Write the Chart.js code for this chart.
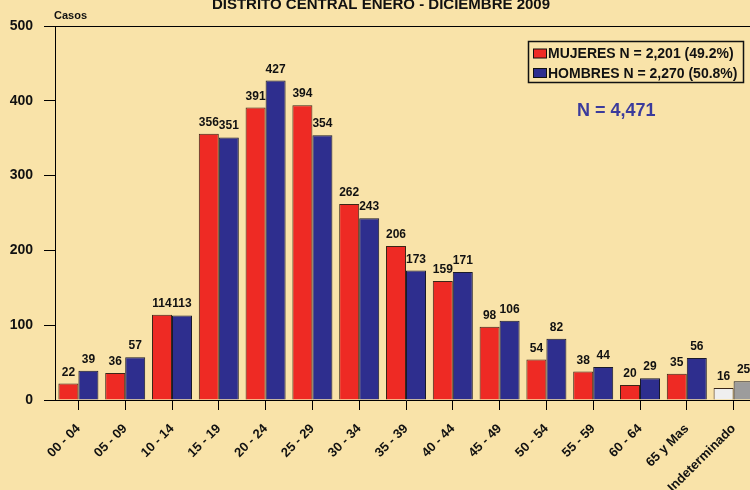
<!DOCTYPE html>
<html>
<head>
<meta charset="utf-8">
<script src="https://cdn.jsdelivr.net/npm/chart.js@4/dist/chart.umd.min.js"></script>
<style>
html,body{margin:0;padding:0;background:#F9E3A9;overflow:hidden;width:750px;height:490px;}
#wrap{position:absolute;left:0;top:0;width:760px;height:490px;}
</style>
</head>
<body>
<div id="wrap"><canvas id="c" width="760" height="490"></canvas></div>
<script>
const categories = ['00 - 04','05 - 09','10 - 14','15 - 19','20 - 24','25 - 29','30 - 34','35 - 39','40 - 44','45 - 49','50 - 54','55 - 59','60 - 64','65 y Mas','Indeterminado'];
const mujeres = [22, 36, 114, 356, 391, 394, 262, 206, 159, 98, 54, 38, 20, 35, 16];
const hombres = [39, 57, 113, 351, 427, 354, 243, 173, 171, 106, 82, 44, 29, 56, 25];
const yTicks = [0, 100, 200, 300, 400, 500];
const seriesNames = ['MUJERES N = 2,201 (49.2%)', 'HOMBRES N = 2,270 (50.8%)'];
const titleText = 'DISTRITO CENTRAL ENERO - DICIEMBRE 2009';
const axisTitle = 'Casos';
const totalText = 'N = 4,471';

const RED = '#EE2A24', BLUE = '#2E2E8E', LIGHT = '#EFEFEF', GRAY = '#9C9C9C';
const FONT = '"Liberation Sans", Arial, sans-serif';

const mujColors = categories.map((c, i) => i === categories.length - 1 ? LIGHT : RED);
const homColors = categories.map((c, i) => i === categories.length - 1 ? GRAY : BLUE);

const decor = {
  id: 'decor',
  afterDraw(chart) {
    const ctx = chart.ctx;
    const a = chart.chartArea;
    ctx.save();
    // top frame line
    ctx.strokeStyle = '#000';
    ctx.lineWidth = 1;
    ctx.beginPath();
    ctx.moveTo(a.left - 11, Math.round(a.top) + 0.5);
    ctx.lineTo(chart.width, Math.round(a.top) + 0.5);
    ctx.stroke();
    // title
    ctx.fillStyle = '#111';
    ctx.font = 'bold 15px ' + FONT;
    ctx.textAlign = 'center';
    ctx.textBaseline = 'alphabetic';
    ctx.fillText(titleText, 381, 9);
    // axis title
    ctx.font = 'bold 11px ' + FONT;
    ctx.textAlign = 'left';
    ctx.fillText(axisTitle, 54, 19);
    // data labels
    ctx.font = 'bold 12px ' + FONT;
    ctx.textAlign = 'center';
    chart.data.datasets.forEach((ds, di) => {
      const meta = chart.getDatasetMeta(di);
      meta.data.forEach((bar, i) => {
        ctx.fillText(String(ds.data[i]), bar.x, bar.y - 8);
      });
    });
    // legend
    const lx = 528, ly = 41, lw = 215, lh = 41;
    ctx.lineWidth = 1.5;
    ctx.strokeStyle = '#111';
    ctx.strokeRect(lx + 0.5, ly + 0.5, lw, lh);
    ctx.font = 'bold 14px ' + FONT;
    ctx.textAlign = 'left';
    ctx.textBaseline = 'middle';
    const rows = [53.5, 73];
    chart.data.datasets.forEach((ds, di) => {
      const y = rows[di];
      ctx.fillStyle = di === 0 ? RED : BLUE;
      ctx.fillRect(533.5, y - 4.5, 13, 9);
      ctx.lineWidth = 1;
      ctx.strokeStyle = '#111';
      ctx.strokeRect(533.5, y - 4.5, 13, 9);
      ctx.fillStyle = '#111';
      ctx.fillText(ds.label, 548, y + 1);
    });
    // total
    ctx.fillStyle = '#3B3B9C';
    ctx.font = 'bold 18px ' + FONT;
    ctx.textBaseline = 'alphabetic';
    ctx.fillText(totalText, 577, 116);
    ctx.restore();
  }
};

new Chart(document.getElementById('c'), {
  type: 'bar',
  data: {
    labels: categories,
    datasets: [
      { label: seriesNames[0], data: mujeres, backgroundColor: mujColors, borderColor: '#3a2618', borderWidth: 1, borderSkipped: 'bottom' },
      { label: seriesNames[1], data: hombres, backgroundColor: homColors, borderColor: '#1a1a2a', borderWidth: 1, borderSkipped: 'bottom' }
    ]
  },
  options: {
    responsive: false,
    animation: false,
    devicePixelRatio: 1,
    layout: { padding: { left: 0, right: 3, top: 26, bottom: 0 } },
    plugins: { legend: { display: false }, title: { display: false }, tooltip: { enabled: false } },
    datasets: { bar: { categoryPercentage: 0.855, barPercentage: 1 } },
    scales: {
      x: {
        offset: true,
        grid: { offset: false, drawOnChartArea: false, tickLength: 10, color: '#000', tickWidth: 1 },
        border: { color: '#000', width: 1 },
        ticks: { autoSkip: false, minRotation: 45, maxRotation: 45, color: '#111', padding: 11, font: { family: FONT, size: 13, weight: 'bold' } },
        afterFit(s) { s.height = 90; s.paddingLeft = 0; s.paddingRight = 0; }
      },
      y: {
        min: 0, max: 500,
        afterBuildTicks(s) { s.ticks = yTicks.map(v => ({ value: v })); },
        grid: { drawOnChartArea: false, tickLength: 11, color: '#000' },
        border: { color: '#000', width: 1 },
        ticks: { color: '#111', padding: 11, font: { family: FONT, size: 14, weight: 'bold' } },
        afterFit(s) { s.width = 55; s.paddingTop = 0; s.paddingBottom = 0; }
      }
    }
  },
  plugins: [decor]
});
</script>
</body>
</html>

§

[What you are asked to do] Repeat the lines above exactly, and keep every picture out.

[Right answer]
Write the Chart.js code for this chart.
<!DOCTYPE html>
<html>
<head>
<meta charset="utf-8">
<script src="https://cdn.jsdelivr.net/npm/chart.js@4/dist/chart.umd.min.js"></script>
<style>
html,body{margin:0;padding:0;background:#F9E3A9;overflow:hidden;width:750px;height:490px;}
#wrap{position:absolute;left:0;top:0;width:760px;height:490px;}
</style>
</head>
<body>
<div id="wrap"><canvas id="c" width="760" height="490"></canvas></div>
<script>
const categories = ['00 - 04','05 - 09','10 - 14','15 - 19','20 - 24','25 - 29','30 - 34','35 - 39','40 - 44','45 - 49','50 - 54','55 - 59','60 - 64','65 y Mas','Indeterminado'];
const mujeres = [22, 36, 114, 356, 391, 394, 262, 206, 159, 98, 54, 38, 20, 35, 16];
const hombres = [39, 57, 113, 351, 427, 354, 243, 173, 171, 106, 82, 44, 29, 56, 25];
const yTicks = [0, 100, 200, 300, 400, 500];
const seriesNames = ['MUJERES N = 2,201 (49.2%)', 'HOMBRES N = 2,270 (50.8%)'];
const titleText = 'DISTRITO CENTRAL ENERO - DICIEMBRE 2009';
const axisTitle = 'Casos';
const totalText = 'N = 4,471';

const RED = '#EE2A24', BLUE = '#2E2E8E', LIGHT = '#EFEFEF', GRAY = '#9C9C9C';
const FONT = '"Liberation Sans", Arial, sans-serif';

const mujColors = categories.map((c, i) => i === categories.length - 1 ? LIGHT : RED);
const homColors = categories.map((c, i) => i === categories.length - 1 ? GRAY : BLUE);

const decor = {
  id: 'decor',
  afterDraw(chart) {
    const ctx = chart.ctx;
    const a = chart.chartArea;
    ctx.save();
    // top frame line
    ctx.strokeStyle = '#000';
    ctx.lineWidth = 1;
    ctx.beginPath();
    ctx.moveTo(a.left - 11, Math.round(a.top) + 0.5);
    ctx.lineTo(chart.width, Math.round(a.top) + 0.5);
    ctx.stroke();
    // title
    ctx.fillStyle = '#111';
    ctx.font = 'bold 15px ' + FONT;
    ctx.textAlign = 'center';
    ctx.textBaseline = 'alphabetic';
    ctx.fillText(titleText, 381, 9);
    // axis title
    ctx.font = 'bold 11px ' + FONT;
    ctx.textAlign = 'left';
    ctx.fillText(axisTitle, 54, 19);
    // data labels
    ctx.font = 'bold 12px ' + FONT;
    ctx.textAlign = 'center';
    chart.data.datasets.forEach((ds, di) => {
      const meta = chart.getDatasetMeta(di);
      meta.data.forEach((bar, i) => {
        ctx.fillText(String(ds.data[i]), bar.x, bar.y - 8);
      });
    });
    // legend
    const lx = 528, ly = 41, lw = 215, lh = 41;
    ctx.lineWidth = 1.5;
    ctx.strokeStyle = '#111';
    ctx.strokeRect(lx + 0.5, ly + 0.5, lw, lh);
    ctx.font = 'bold 14px ' + FONT;
    ctx.textAlign = 'left';
    ctx.textBaseline = 'middle';
    const rows = [53.5, 73];
    chart.data.datasets.forEach((ds, di) => {
      const y = rows[di];
      ctx.fillStyle = di === 0 ? RED : BLUE;
      ctx.fillRect(533.5, y - 4.5, 13, 9);
      ctx.lineWidth = 1;
      ctx.strokeStyle = '#111';
      ctx.strokeRect(533.5, y - 4.5, 13, 9);
      ctx.fillStyle = '#111';
      ctx.fillText(ds.label, 548, y + 1);
    });
    // total
    ctx.fillStyle = '#3B3B9C';
    ctx.font = 'bold 18px ' + FONT;
    ctx.textBaseline = 'alphabetic';
    ctx.fillText(totalText, 577, 116);
    ctx.restore();
  }
};

new Chart(document.getElementById('c'), {
  type: 'bar',
  data: {
    labels: categories,
    datasets: [
      { label: seriesNames[0], data: mujeres, backgroundColor: mujColors, borderColor: '#3a2618', borderWidth: 1, borderSkipped: 'bottom' },
      { label: seriesNames[1], data: hombres, backgroundColor: homColors, borderColor: '#1a1a2a', borderWidth: 1, borderSkipped: 'bottom' }
    ]
  },
  options: {
    responsive: false,
    animation: false,
    devicePixelRatio: 1,
    layout: { padding: { left: 0, right: 3, top: 26, bottom: 0 } },
    plugins: { legend: { display: false }, title: { display: false }, tooltip: { enabled: false } },
    datasets: { bar: { categoryPercentage: 0.855, barPercentage: 1 } },
    scales: {
      x: {
        offset: true,
        grid: { offset: false, drawOnChartArea: false, tickLength: 10, color: '#000', tickWidth: 1 },
        border: { color: '#000', width: 1 },
        ticks: { autoSkip: false, minRotation: 45, maxRotation: 45, color: '#111', padding: 11, font: { family: FONT, size: 13, weight: 'bold' } },
        afterFit(s) { s.height = 90; s.paddingLeft = 0; s.paddingRight = 0; }
      },
      y: {
        min: 0, max: 500,
        afterBuildTicks(s) { s.ticks = yTicks.map(v => ({ value: v })); },
        grid: { drawOnChartArea: false, tickLength: 11, color: '#000' },
        border: { color: '#000', width: 1 },
        ticks: { color: '#111', padding: 11, font: { family: FONT, size: 14, weight: 'bold' } },
        afterFit(s) { s.width = 55; s.paddingTop = 0; s.paddingBottom = 0; }
      }
    }
  },
  plugins: [decor]
});
</script>
</body>
</html>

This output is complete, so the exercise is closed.